Say you have a house model and you want to add all the doors. The house isn't at world 0,0,0...rather it's at 38.374,-42.0345, 6.6539. Right? the doors are at random ass coordinates. WAY too random to try and figure anything out. So there's no way to add them to the .OPR for the house without taking both x1 and x2 and y1 and y2...etc. If you do a "combine objects" or something like that, it could do that operation for us. That way, you can position something manually (using a dummy object) and then add it to an existing .OPR and the function realigns the position so that it's relative to the objects. Would work Gekido and be VERY USEFUL.
The main thing I'm needing it for is that I have to build my collisions out of boxes because some objects have areas at an angle and the physics editor's way of placing and sizing things is almost as painful and doesn't even have the ability to rotate them. I'd like to select one box and add all the others that are related to that object so I get one large .OPR with all elements inside of it.
It could also be argued we need an "explode" function to pull them back apart and reassociate the world 0,0,0.

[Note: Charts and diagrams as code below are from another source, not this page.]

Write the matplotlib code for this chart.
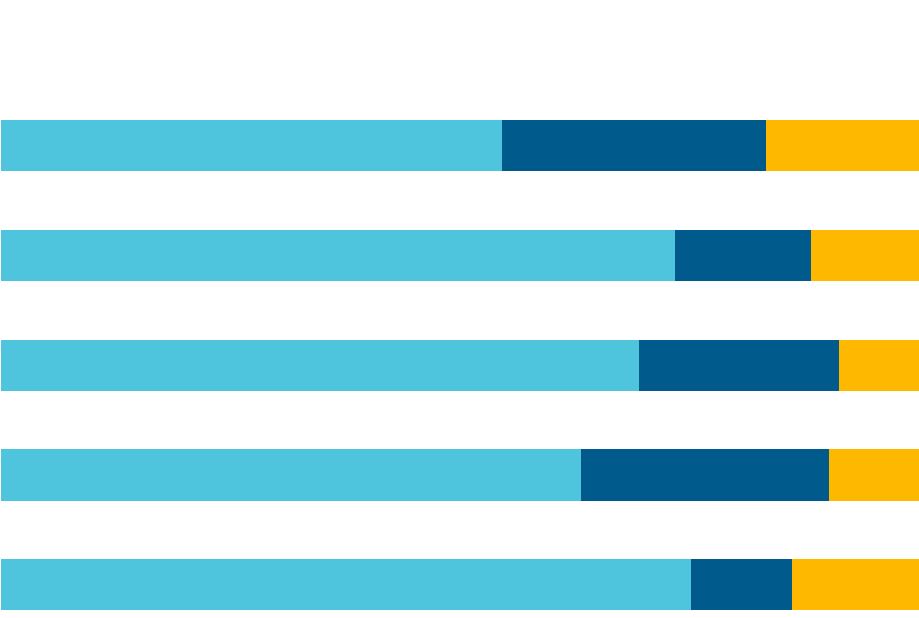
import matplotlib
matplotlib.use("Agg")
import matplotlib.pyplot as plt
import numpy as np

categories = ["A", "B", "C", "D", "E"]
series1 = [54.4, 73.3, 69.3, 63.0, 75.0]
series2 = [28.8, 14.8, 21.8, 27.0, 11.0]
series3 = [16.8, 11.9, 8.9, 10.0, 14.0]

colors = ["#4EC4DD", "#005A8C", "#FFB800"]

fig = plt.figure(figsize=(9.2, 6.18), dpi=100)
ax = fig.add_axes([0, 0, 1, 1])
y = np.arange(len(categories))
step = 109.8
c0 = 145.6
h = 51.2 / step
left = np.zeros(len(categories))
for vals, c in zip([series1, series2, series3], colors):
    ax.barh(y, vals, left=left, height=h, color=c, linewidth=0)
    left = left + np.array(vals)

ax.set_xlim(-1.3 / 9.18, 99.9)
ax.set_ylim((618 - c0) / step, -c0 / step)
ax.axis("off")
fig.savefig("out.png", dpi=100, facecolor="white")
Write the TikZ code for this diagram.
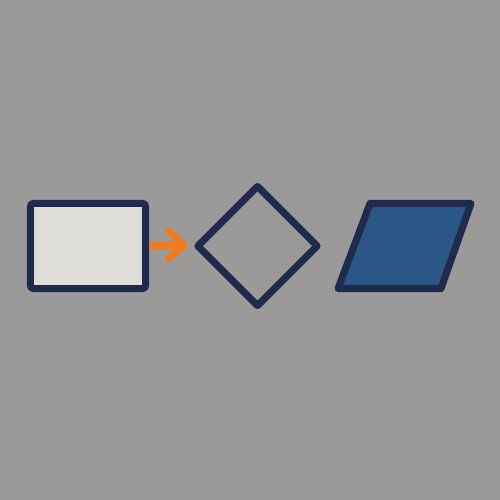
\documentclass[tikz,border=0pt]{standalone}
\usetikzlibrary{shapes.geometric,arrows.meta}
\definecolor{bgc}{HTML}{9B9A98}
\definecolor{navy}{HTML}{1F2A4E}
\definecolor{lightfill}{HTML}{DEDDD9}
\definecolor{bluefill}{HTML}{2B5786}
\definecolor{orangec}{HTML}{F07A20}
\begin{document}
\begin{tikzpicture}[x=0.01cm,y=-0.01cm,
  outline/.style={draw=navy,line width=2pt,line join=round},
  boxshape/.style={outline,rectangle,rounded corners=0.8pt,fill=lightfill,minimum width=1.15cm,minimum height=0.85cm,inner sep=0pt},
  diashape/.style={outline,diamond,minimum width=1.22cm,minimum height=1.22cm,inner sep=0pt},
  flow/.style={draw=orangec,line width=2pt,-{Straight Barb[round,length=4.2pt,width=7.6pt]}}]
\fill[bgc] (0,0) rectangle (500,500);
\node[boxshape] (box) at (88,246) {};
\node[diashape] (dia) at (257.5,246) {};
\coordinate (par) at (405,246);
\draw[outline,fill=bluefill] (370,203.5) -- (471,203.5) -- (441,288.5) -- (338,288.5) -- cycle;
\draw[flow] (box.east) ++(0,-1) coordinate (s) (s) -- ([xshift=-1.6pt]dia.west|-s);
\end{tikzpicture}
\end{document}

However, there IS the notion that you can attach things exactly where you want on your own custom models as long as you take a second to add and parent a null pointer in your export scene. Now you can attach to that and keep 0,0,0 and H,S,B at 0,0,0 because it's exactly whre the null object is (which would normally follow an animation). Of course, this is the NULL object IN your app, not the one you can add in GC, which requires you to type in coordinates.